↓↓↓

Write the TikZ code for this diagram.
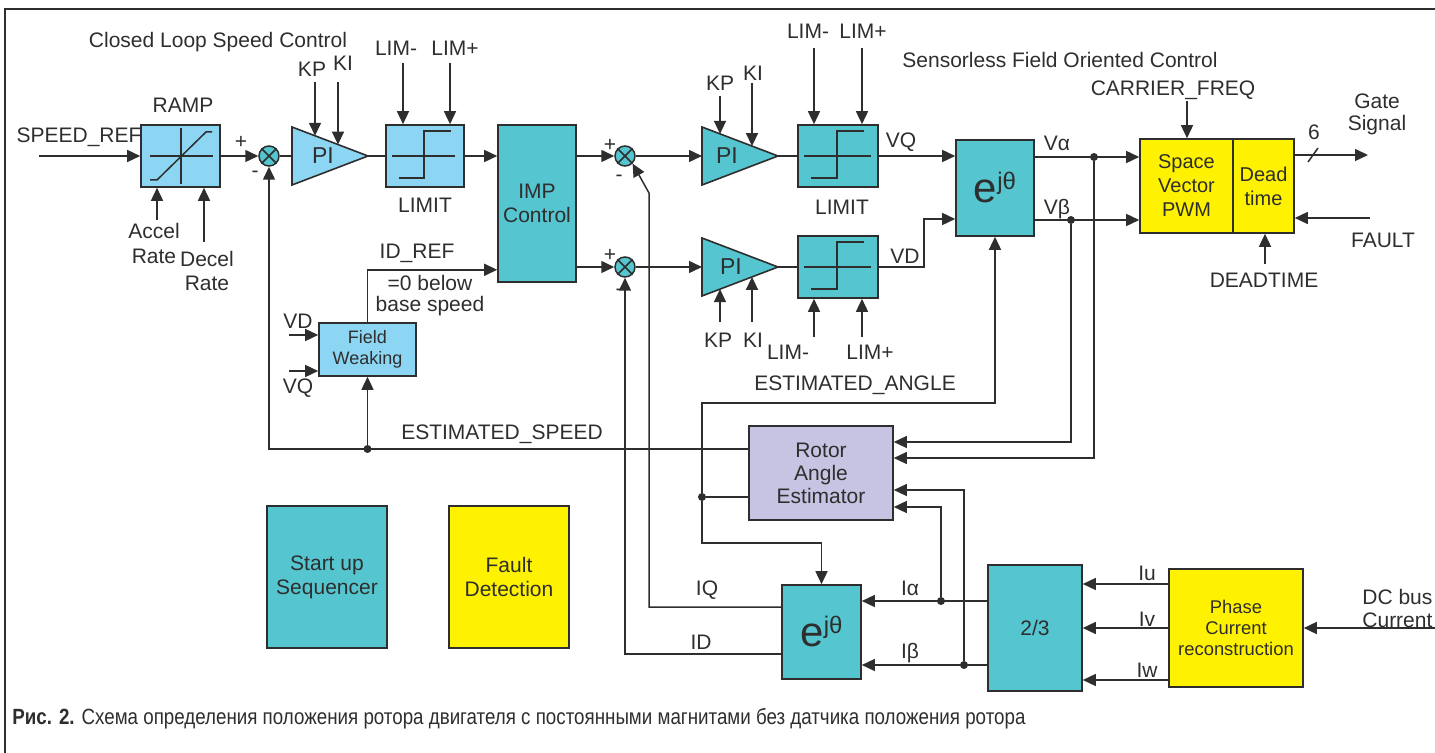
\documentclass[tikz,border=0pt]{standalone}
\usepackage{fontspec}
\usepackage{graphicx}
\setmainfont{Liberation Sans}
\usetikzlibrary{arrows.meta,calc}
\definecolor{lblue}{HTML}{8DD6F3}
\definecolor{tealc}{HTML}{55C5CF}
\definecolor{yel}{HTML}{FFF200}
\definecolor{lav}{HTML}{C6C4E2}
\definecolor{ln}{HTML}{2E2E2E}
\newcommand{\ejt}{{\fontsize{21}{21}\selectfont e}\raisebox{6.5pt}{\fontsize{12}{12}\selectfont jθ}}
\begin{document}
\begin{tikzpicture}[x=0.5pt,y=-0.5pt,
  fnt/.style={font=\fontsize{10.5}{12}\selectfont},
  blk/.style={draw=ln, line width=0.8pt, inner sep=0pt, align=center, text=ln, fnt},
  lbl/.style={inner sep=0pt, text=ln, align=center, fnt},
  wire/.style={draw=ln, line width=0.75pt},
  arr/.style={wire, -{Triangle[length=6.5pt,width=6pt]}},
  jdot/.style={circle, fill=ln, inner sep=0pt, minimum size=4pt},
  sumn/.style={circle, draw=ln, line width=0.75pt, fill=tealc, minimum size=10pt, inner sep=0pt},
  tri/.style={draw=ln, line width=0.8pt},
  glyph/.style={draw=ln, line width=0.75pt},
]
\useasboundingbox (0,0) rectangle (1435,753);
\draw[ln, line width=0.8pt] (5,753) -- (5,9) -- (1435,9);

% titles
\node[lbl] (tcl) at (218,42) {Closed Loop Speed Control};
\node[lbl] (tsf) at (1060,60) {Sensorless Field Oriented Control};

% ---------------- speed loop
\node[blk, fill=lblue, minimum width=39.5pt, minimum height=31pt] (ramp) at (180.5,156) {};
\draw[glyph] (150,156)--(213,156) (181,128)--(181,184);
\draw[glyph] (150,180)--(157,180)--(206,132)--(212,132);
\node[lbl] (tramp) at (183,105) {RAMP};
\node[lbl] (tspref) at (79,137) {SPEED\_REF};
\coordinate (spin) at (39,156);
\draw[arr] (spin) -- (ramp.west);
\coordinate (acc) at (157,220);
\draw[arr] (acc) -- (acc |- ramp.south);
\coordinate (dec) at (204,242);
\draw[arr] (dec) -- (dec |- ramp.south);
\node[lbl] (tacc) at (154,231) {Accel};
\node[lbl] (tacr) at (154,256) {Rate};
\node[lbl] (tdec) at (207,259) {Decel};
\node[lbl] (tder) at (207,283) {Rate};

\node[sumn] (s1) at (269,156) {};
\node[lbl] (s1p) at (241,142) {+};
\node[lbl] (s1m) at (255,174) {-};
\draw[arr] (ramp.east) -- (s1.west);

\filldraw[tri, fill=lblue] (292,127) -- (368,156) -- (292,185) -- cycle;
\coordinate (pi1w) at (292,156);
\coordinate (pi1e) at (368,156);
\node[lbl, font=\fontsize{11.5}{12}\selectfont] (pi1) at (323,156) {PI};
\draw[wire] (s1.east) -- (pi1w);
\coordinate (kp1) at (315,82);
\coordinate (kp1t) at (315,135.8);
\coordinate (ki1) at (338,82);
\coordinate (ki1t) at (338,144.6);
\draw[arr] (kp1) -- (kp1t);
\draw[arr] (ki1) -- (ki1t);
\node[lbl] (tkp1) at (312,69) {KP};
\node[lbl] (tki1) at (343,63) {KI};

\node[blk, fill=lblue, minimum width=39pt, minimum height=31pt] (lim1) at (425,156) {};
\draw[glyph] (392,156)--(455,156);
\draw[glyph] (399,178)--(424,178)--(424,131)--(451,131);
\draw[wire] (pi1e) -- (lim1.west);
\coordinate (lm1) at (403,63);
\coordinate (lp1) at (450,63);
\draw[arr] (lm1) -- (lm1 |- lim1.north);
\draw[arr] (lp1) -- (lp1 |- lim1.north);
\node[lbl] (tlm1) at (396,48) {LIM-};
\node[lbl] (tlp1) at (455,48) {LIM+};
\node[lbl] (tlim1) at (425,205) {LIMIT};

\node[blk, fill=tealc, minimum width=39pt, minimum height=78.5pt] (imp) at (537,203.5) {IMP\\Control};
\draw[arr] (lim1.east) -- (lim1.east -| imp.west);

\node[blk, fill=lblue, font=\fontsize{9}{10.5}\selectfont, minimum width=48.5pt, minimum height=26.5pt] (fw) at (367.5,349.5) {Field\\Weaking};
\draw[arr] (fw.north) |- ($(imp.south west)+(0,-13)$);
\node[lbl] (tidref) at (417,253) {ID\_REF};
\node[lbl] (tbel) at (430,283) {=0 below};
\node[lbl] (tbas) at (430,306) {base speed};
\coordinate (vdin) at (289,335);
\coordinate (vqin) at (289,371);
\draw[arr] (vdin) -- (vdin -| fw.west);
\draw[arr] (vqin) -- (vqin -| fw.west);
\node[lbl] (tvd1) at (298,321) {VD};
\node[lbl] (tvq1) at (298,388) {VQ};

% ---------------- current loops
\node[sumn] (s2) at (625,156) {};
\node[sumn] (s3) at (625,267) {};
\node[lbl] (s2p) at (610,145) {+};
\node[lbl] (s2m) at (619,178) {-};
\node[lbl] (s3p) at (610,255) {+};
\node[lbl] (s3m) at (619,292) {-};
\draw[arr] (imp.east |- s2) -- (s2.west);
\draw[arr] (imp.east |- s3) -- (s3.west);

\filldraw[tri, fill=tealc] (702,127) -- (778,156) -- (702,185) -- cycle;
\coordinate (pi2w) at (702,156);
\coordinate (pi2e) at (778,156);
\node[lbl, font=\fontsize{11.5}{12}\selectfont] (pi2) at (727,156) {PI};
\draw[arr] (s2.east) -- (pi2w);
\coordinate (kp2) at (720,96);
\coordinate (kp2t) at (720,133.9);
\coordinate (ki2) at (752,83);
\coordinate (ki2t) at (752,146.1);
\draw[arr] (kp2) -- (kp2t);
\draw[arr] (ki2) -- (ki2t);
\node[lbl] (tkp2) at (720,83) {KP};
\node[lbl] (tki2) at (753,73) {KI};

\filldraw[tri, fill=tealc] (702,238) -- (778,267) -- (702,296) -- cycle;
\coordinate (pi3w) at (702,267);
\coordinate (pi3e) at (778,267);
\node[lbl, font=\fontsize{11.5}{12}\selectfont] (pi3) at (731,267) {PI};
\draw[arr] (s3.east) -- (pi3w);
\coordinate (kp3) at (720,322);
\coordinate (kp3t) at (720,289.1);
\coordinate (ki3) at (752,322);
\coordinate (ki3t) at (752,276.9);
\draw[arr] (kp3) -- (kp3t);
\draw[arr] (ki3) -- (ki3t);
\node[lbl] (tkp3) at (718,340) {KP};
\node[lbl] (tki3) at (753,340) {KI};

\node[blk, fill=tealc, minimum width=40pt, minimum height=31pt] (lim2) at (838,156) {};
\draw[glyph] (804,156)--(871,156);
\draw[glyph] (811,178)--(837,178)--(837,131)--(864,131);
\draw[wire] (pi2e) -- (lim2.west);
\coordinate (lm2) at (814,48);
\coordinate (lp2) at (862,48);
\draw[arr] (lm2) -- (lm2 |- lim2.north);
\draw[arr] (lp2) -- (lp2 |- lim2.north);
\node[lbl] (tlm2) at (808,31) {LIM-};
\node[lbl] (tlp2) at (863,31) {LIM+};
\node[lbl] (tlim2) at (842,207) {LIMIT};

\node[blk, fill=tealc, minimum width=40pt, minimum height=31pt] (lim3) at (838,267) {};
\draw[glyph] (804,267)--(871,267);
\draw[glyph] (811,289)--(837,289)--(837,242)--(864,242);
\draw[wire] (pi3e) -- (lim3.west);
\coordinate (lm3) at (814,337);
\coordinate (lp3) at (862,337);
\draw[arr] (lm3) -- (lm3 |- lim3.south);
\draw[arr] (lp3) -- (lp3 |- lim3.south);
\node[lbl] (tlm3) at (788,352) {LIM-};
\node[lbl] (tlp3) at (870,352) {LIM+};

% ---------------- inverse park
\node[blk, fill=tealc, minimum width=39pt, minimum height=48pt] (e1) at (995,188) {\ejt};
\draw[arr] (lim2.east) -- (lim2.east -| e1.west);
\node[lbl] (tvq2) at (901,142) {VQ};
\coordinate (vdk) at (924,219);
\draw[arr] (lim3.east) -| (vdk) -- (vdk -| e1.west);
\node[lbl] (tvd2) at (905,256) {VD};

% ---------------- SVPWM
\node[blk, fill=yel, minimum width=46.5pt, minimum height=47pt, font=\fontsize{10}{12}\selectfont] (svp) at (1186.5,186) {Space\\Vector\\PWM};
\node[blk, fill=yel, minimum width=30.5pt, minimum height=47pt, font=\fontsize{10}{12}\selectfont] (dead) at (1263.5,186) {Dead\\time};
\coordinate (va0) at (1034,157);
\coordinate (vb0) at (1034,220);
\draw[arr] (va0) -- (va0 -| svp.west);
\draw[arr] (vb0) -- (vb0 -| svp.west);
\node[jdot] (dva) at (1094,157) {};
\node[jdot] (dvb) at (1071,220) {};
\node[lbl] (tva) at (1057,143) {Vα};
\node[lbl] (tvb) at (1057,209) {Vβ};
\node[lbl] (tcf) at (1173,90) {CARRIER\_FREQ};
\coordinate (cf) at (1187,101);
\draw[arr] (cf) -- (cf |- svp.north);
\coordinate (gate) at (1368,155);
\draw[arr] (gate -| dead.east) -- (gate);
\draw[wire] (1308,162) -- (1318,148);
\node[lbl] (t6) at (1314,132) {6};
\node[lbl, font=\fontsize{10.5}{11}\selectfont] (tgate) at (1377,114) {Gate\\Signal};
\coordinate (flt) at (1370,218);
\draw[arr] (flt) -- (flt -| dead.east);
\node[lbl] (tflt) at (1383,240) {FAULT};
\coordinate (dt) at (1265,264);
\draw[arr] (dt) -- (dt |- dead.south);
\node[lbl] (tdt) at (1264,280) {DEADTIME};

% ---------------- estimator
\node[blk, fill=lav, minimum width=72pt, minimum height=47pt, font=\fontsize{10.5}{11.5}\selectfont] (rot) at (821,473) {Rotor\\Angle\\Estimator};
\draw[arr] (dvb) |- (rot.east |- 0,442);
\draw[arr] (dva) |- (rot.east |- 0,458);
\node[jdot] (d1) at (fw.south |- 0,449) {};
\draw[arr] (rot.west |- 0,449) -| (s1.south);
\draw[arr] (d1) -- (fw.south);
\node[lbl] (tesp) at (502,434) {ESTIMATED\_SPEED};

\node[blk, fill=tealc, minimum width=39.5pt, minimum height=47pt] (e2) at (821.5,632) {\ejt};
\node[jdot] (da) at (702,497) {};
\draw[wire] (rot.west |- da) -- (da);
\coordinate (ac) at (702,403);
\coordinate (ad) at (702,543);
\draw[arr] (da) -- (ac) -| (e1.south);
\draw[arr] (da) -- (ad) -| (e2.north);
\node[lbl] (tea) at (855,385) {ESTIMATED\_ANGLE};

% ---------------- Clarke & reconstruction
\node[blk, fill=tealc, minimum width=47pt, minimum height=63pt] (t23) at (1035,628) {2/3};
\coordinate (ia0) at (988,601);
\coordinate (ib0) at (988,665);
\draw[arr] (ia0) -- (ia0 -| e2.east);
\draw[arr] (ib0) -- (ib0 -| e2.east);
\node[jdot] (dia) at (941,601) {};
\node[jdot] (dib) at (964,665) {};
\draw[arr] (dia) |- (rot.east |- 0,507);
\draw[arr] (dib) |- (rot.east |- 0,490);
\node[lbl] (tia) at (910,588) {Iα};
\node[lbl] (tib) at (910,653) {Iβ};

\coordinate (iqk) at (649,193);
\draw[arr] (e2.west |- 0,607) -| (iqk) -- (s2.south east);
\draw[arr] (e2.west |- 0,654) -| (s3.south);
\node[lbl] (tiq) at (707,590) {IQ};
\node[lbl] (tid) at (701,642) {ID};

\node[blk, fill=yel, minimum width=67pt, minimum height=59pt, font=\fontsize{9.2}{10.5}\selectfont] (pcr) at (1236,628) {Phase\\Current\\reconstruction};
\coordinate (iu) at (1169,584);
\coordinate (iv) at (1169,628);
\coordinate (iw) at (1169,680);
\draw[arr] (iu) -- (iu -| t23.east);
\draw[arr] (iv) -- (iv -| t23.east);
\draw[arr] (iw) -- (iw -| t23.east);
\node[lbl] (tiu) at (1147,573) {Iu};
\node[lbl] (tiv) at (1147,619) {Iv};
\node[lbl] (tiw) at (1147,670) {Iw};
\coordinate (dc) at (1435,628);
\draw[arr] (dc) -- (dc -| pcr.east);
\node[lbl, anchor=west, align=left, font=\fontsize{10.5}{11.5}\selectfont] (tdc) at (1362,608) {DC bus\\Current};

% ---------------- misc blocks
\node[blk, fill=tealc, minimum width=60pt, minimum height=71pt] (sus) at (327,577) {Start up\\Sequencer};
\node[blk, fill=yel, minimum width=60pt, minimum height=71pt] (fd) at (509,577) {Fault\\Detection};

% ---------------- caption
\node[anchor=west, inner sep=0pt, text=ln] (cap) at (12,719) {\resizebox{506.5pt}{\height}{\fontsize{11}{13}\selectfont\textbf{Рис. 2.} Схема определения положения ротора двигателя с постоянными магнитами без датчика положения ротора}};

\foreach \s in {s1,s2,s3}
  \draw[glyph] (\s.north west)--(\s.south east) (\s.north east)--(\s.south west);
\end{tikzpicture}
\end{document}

↑↑↑
↓↓↓

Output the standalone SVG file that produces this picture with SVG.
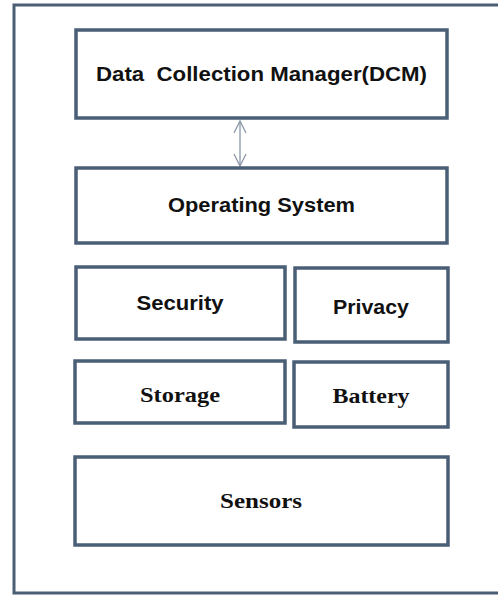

↑↑↑

### Set problem
Reproduce the data above exactly, but only the lines from the one showing "Write the TikZ code for this diagram." through the one showing "(ramp.east) -- (s1.west);", with both ends kept and the pictures left out.

### Response
Write the TikZ code for this diagram.
\documentclass[tikz,border=0pt]{standalone}
\usepackage{fontspec}
\usepackage{graphicx}
\setmainfont{Liberation Sans}
\usetikzlibrary{arrows.meta,calc}
\definecolor{lblue}{HTML}{8DD6F3}
\definecolor{tealc}{HTML}{55C5CF}
\definecolor{yel}{HTML}{FFF200}
\definecolor{lav}{HTML}{C6C4E2}
\definecolor{ln}{HTML}{2E2E2E}
\newcommand{\ejt}{{\fontsize{21}{21}\selectfont e}\raisebox{6.5pt}{\fontsize{12}{12}\selectfont jθ}}
\begin{document}
\begin{tikzpicture}[x=0.5pt,y=-0.5pt,
  fnt/.style={font=\fontsize{10.5}{12}\selectfont},
  blk/.style={draw=ln, line width=0.8pt, inner sep=0pt, align=center, text=ln, fnt},
  lbl/.style={inner sep=0pt, text=ln, align=center, fnt},
  wire/.style={draw=ln, line width=0.75pt},
  arr/.style={wire, -{Triangle[length=6.5pt,width=6pt]}},
  jdot/.style={circle, fill=ln, inner sep=0pt, minimum size=4pt},
  sumn/.style={circle, draw=ln, line width=0.75pt, fill=tealc, minimum size=10pt, inner sep=0pt},
  tri/.style={draw=ln, line width=0.8pt},
  glyph/.style={draw=ln, line width=0.75pt},
]
\useasboundingbox (0,0) rectangle (1435,753);
\draw[ln, line width=0.8pt] (5,753) -- (5,9) -- (1435,9);

% titles
\node[lbl] (tcl) at (218,42) {Closed Loop Speed Control};
\node[lbl] (tsf) at (1060,60) {Sensorless Field Oriented Control};

% ---------------- speed loop
\node[blk, fill=lblue, minimum width=39.5pt, minimum height=31pt] (ramp) at (180.5,156) {};
\draw[glyph] (150,156)--(213,156) (181,128)--(181,184);
\draw[glyph] (150,180)--(157,180)--(206,132)--(212,132);
\node[lbl] (tramp) at (183,105) {RAMP};
\node[lbl] (tspref) at (79,137) {SPEED\_REF};
\coordinate (spin) at (39,156);
\draw[arr] (spin) -- (ramp.west);
\coordinate (acc) at (157,220);
\draw[arr] (acc) -- (acc |- ramp.south);
\coordinate (dec) at (204,242);
\draw[arr] (dec) -- (dec |- ramp.south);
\node[lbl] (tacc) at (154,231) {Accel};
\node[lbl] (tacr) at (154,256) {Rate};
\node[lbl] (tdec) at (207,259) {Decel};
\node[lbl] (tder) at (207,283) {Rate};

\node[sumn] (s1) at (269,156) {};
\node[lbl] (s1p) at (241,142) {+};
\node[lbl] (s1m) at (255,174) {-};
\draw[arr] (ramp.east) -- (s1.west);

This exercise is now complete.